For three years, thousands of angry messages poured into American actress Azie Tesfai’s phone from a man she had never seen or met.

One day, the anonymous harassment turned into physical stalking. He texted her describing exactly what she was wearing.

“There is a specific terror in being watched by someone without a face,” Ms Tesfai told UN officials, Goodwill Ambassadors, and civil society representatives in New York as they commemorated the International Day for the Elimination of Violence against Women.

The unwanted attention soon escalated into explicit death threats. Ms Tesfai informed the police, but they failed to offer protection.

“There is legally nothing we can do,” she was told, because the abuse was digital and the perpetrator was anonymous.

One femicide every 10 minutes

Over 80,000 women and girls were intentionally killed last year, according to a new report on femicide by UN Women and the UN Office on Drugs and Crime (UNODC).

More than half of these femicides were committed by intimate partners or family members. This means one woman or girl is killed by a partner or family member almost every 10 minutes. In contrast, only 11 per cent of male homicides were perpetrated by intimate partners or family members in the same year.

This year’s campaign highlights digital violence and calls on governments to implement laws that end impunity, technology companies to ensure platform safety, and donors to support organisations working to eradicate violence.

Growing digital abuse

“Almost every high-ranking woman in public life I have met throughout the last years — whether a journalist, activist, or politician — faces escalating digital harassment, sexualised abuse, and threats of physical violence,” said UN General Assembly President Annalena Baerbock.

According to the report, increased access to digital tools has worsened existing forms of violence against women and girls while also giving rise to new forms, such as non-consensual image-sharing, doxing, and deepfake videos.

Digital violence — including cyberbullying, cyberstalking, and online sexual harassment — can cause physical, sexual, psychological, social, political, or economic harm.

“The purpose has always been the same — to intimidate, to humiliate, and especially to silence,” Ms Baerbock said.

“With the rapid advances in artificial intelligence, the scale and speed of this abuse is growing beyond anything we have seen before.”

Ending impunity

“The challenges are formidable,” warned UN Women Executive Director Sima Bahous. “Survivors face disbelief.
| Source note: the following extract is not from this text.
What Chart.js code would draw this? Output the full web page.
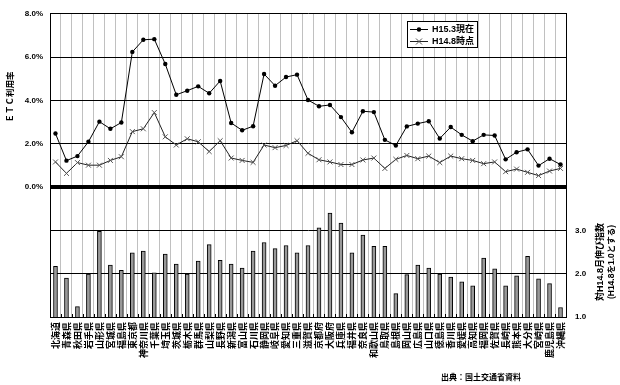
<!DOCTYPE html>
<html><head><meta charset="utf-8">
<script src="https://cdn.jsdelivr.net/npm/chart.js@4"></script>
<style>html,body{margin:0;padding:0;background:#fff;} #wrap{width:620px;height:385px;position:relative;}</style>
</head><body><div id="wrap"><canvas id="c" width="620" height="385"></canvas></div>
<script>
const prefectures = ['北海道','青森県','秋田県','岩手県','山形県','宮城県','福島県','東京都','神奈川県','千葉県','埼玉県','茨城県','栃木県','群馬県','山梨県','長野県','新潟県','富山県','石川県','静岡県','岐阜県','愛知県','三重県','滋賀県','京都府','大阪府','兵庫県','福井県','奈良県','和歌山県','鳥取県','島根県','岡山県','広島県','山口県','徳島県','香川県','愛媛県','高知県','福岡県','佐賀県','長崎県','熊本県','大分県','宮崎県','鹿児島県','沖縄県'];
const etcH153 = [2.47,1.22,1.43,2.09,3.02,2.69,2.98,6.24,6.80,6.83, 5.68,4.26,4.45,4.65,4.33,4.90,2.96,2.62,2.81,5.22, 4.68,5.08,5.19,4.02,3.73,3.79,3.23,2.53,3.50,3.46, 2.18,1.92,2.80,2.93,3.04,2.24,2.77,2.41,2.12,2.41, 2.38,1.28,1.61,1.74,0.99,1.31,1.04];
const etcH148 = [1.16,0.63,1.13,1.01,1.01,1.23,1.40,2.56,2.69,3.44, 2.32,1.94,2.23,2.09,1.64,2.14,1.34,1.23,1.14,1.94, 1.82,1.92,2.14,1.56,1.26,1.16,1.04,1.04,1.25,1.34, 0.86,1.28,1.46,1.31,1.43,1.13,1.43,1.31,1.23,1.08, 1.16,0.71,0.83,0.68,0.53,0.74,0.86];
const growthIndex = [2.17,1.90,1.24,1.99,2.98,2.20,2.08,2.48,2.52,2.02, 2.45,2.22,1.99,2.29,2.67,2.31,2.22,2.13,2.52,2.72, 2.58,2.65,2.48,2.65,3.06,3.40,3.17,2.48,2.89,2.63, 2.63,1.54,1.98,2.20,2.13,1.99,1.92,1.81,1.72,2.36, 2.11,1.72,1.95,2.40,1.88,1.77,1.22];
const seriesNames = ['H15.3現在','H14.8時点'];
const leftAxisTitle = 'ＥＴＣ利用率';
const rightAxisTitle = ['対H14.8月伸び指数','(H14.8を1.0とする)'];
const sourceText = '出典：国土交通省資料';

const LATIN = '"Liberation Sans", Arial, "Noto Sans CJK JP", sans-serif';
const CJK = '"Noto Sans CJK JP", sans-serif';

const decor = {
  id: 'decor',
  afterDraw(chart) {
    const ctx = chart.ctx;
    const a = chart.chartArea;
    const n = prefectures.length;
    const w = (a.right - a.left) / n;
    ctx.save();
    // small inner ticks at bottom
    ctx.strokeStyle = '#000'; ctx.lineWidth = 1;
    for (let i = 1; i < n; i++) {
      const x = Math.round(a.left + i * w) + 0.5;
      ctx.beginPath(); ctx.moveTo(x, a.bottom - 3); ctx.lineTo(x, a.bottom); ctx.stroke();
    }
    ctx.fillStyle = '#000';
    // left title
    ctx.save();
    ctx.translate(10, 97); ctx.rotate(-Math.PI / 2);
    ctx.textAlign = 'center'; ctx.textBaseline = 'middle';
    ctx.font = 'bold 8.5px ' + CJK;
    ctx.fillText(leftAxisTitle, 0, 0);
    ctx.restore();
    // right title
    ctx.save();
    ctx.translate(601, 262); ctx.rotate(-Math.PI / 2);
    ctx.textAlign = 'center'; ctx.textBaseline = 'middle';
    ctx.font = 'bold 9px ' + LATIN;
    ctx.fillText(rightAxisTitle[0], 0, 0);
    ctx.font = 'bold 8.5px ' + LATIN;
    ctx.fillText(rightAxisTitle[1], 0, 11);
    ctx.restore();
    // legend
    ctx.fillStyle = '#fff';
    ctx.fillRect(407, 21, 70, 26);
    ctx.strokeStyle = '#000'; ctx.lineWidth = 1;
    ctx.strokeRect(407.5, 21.5, 70, 26);
    ctx.beginPath(); ctx.moveTo(410, 29.5); ctx.lineTo(428, 29.5); ctx.stroke();
    ctx.fillStyle = '#000';
    ctx.beginPath(); ctx.arc(419, 29.5, 2.2, 0, Math.PI * 2); ctx.fill();
    ctx.strokeStyle = '#222';
    ctx.beginPath(); ctx.moveTo(410, 41.5); ctx.lineTo(428, 41.5); ctx.stroke();
    ctx.strokeStyle = '#555';
    ctx.beginPath(); ctx.moveTo(416, 38.5); ctx.lineTo(422, 44.5); ctx.moveTo(422, 38.5); ctx.lineTo(416, 44.5); ctx.stroke();
    ctx.fillStyle = '#000';
    ctx.font = 'bold 9px ' + LATIN;
    ctx.textAlign = 'left'; ctx.textBaseline = 'middle';
    ctx.fillText(seriesNames[0], 432, 29.5);
    ctx.fillText(seriesNames[1], 432, 41.5);
    // source
    ctx.font = 'bold 8px ' + CJK;
    ctx.textAlign = 'center';
    ctx.fillText(sourceText, 481, 377);
    ctx.restore();
  }
};

new Chart(document.getElementById('c'), {
  data: {
    labels: prefectures,
    datasets: [
      { type: 'line', label: seriesNames[0], data: etcH153, yAxisID: 'y', borderColor: '#000', borderWidth: 1,
        pointStyle: 'circle', pointRadius: 2.2, pointBackgroundColor: '#000', pointBorderColor: '#000', pointBorderWidth: 0, tension: 0, order: 1 },
      { type: 'line', label: seriesNames[1], data: etcH148, yAxisID: 'y', borderColor: '#222', borderWidth: 1,
        pointStyle: 'crossRot', pointRadius: 3.5, pointBorderColor: '#555', pointBorderWidth: 1, tension: 0, order: 2 },
      { type: 'bar', label: '伸び指数', data: growthIndex, yAxisID: 'y1', backgroundColor: '#999999', borderColor: '#000',
        borderWidth: 1, barThickness: 4, order: 3 }
    ]
  },
  options: {
    responsive: false, animation: false, devicePixelRatio: 1,
    layout: { padding: { top: 8, left: 0, right: 0, bottom: 0 } },
    plugins: { legend: { display: false }, tooltip: { enabled: false } },
    scales: {
      x: {
        type: 'category', offset: true,
        grid: { offset: true, color: '#c0c0c0', lineWidth: 1, drawTicks: false },
        border: { color: '#000', width: 1 },
        ticks: { autoSkip: false, maxRotation: 90, minRotation: 90, padding: 5, color: '#000',
          font: { family: CJK, size: 9, weight: 'bold' } },
        afterFit(s) { s.height = 68; }
      },
      y: {
        position: 'left', min: -6, max: 8,
        ticks: { stepSize: 2, padding: 7, color: '#000',
          callback: v => v >= 0 ? v.toFixed(1) + '%' : '',
          font: { family: LATIN, size: 8, weight: 'bold' } },
        grid: { color: '#000', drawTicks: false, lineWidth: c => (c.tick && c.tick.value === 0) ? 4 : 1 },
        border: { color: '#000', width: 1 },
        afterFit(s) { s.width = 50; }
      },
      y1: {
        position: 'right', min: 1, max: 8,
        ticks: { stepSize: 1, padding: 9, color: '#000',
          callback: v => v <= 3 ? v.toFixed(1) : '',
          font: { family: LATIN, size: 8, weight: 'bold' } },
        grid: { drawOnChartArea: false, drawTicks: false },
        border: { color: '#000', width: 1 },
        afterFit(s) { s.width = 54; }
      }
    }
  },
  plugins: [decor]
});
</script>
</body></html>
Abusers enjoy impunity.”

A major barrier to addressing digital violence is the absence of legal frameworks and regulations to ensure safety.

Ms Bahous proposed three solutions to end impunity. First, digital violence must be recognised as real violence. Second, justice systems must hold technology companies accountable. And finally, investment in prevention and response must increase.

“Until the law treats digital predation as harm, we are expected to protect ourselves by becoming invisible,” Ms Tesfai said, recalling the many instances of digital abuse she has faced.

Echoing the UN’s call for digital violence to be recognised as real violence, she added, “We deserve laws that protect us while we are still alive to be protected.”